Nunca había oído hablar de él, de Felix Kersten, el médico de Himmler, el terrible. Era finlandés y tenía los ojos azul celeste. Había aprendido técnicas de los lamas y decían que sus manos eran mágicas, capaces de calmar con un masaje cualquier dolor insoportable.
Himmler, la mano derecha de Hitler, quizás porque la conciencia acaba por comerse vivas partes del cuerpo que nada tienen que ver con el alma, sufría de unos espantosos calambres estomacales crónicos. Alguien fue a buscar a Kersten, cuyo prestigio como sanador había crecico en muy pocos años de profesión. «Debe usted atender al comandante», le ordenaron. El hijo de Kersten relata que fue su madre quien lo llevó en coche al edificio donde se ubicaba el despacho de Himmler y que desde la calle miró cómo cruzaba la puerta, casi convencida de que no volvería a verlo, porque eso era lo que solía pasar con muchos ciudadanos requeridos en aquella cueva del terror, perfectamente camuflada bajo la apariencia de un tótem burocrático.

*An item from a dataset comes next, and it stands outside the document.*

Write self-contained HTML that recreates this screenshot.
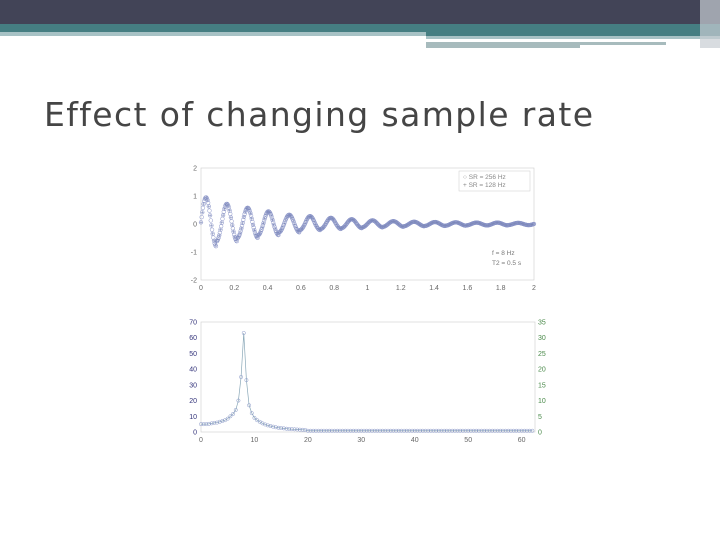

Pero Kersten habló con Himmler. Le planteó sus condiciones en lugar de amedrentarse ante el hombre demacrado y de fama terrible que lo recibió cortés, pero con un rictus de dolor que le costaba disimular en el rostro: aceptaba a hacerle una revisión pero nunca formaría parte de una organización política, por más que lo atendiera en calidad de médico. En segundo lugar, debía seguir desde ese momento un tratamiento de catorce días, después del cual evaluarían su continuidad.
Aquella tarde le dio el primer masaje terapéutico. Tuvo al parecer, igual que los cuentos de Scherezade, un poder balsámico porque le devolvió a Himmler una calma perdida hacía tiempo o quizás desconocida, dado que desde niño su salud había sido muy quebradiza. Creó en él una adicción, la de volver a sentir aquellas manos mágicas, sabias y serenas, leyendo sus males, mandándolos lejos casi instantáneamente. Himmler aceptó el tratamiento de dos semanas y después ya no supo negarle a Kersten casi nada de lo que le pidió. El doctor había amasado una gran fortuna porque atendía a la alta sociedad berlinesa. Empezó a recibir noticias de que algunos conocidos suyos iban a parar a campos de concentración por orden de los nazis y una tarde se atrevió a pedirle a su temible paciente que no le pagara con dinero: quería salvar una vida, la de uno de los condenados a morir en uno de los infiernos exterminadores que Himmler había programado como elemento central de su política de limpieza.
Himmler aceptó y al hacerlo abrió una puerta que ya no se cerró. Kersten recibía como honorarios una vida tras cada sesión, sus masajes equivalían a recobrar a un ser humano del horror, siempre y cuando no fueran judíos. Alí se mostraba Himmler implacable y por más que Kersten intentó salvar a uno de sus pacientes, tras descubrir que no había acudido a su cita médica porque había sido deportado con toda su familia, no lo logró. Pero innumerables homosexuales, gitanos, comunistas, sí salieron con vida de las masacres gracias a que el doctor se tomó muy en serio que su labor era salvar vidas, luchar con sus manos contra la muerte, traer de vuelta a quienes estaban sentenciados a convertirse en humo oscuro de horno crematorio.
Poco a poco se fue volviendo más audaz. Cuando el final de la guerra se acercaba y el propio Himmler sabía que los días del terror implantado por él se acababan, Kersten y otro colaborador lograron convencerlo de desviar un tren lleno de prisioneros judíos. «Si usted se ocupa del traslado, de acuerdo«, aceptó Himmler, y luego añadió «lleve a cuantos pueda, qué importan ya mil más o menos».
Y así el doctor del diablo, que había ido escribiendo durante catorce años un diario donde anotaba las conversaciones que mantenía con Himmler puso a salvo a todos los judíos que pudo. Su hijo lamenta el trato que le dio Suecia, país con el que colaboró activamente para buscarles un nuevo destino a esos prisioneros liberados y al que se trasladó con su familia al finalizar la guerra, al acusarlo de que había sido un colaboracionista nazi, quizás para desviar la atención del papel desempeñado por el propio gobierno sueco ante los excesos de Hitler y los suyos. Kersten murió años después en un tren, durante el viaje que le llevaba a Francia, donde iban a otorgarle una condecoración por su misión humanitaria.
En estos tiempos en que entendemos de nuevo que los sanitarios son atletas morales, formidables seres humanos que entienden que la vida de un ser humano es el trofeo que debe arrancarse de los dedos huesudos de la muerte, me ha encantado conocer la olimpiada silenciosa, prolongada, sobrecogedora, que disputó en solitario el médico finlandés de ojos celestes con el Mal, así, con mayúsculas, como único adversario.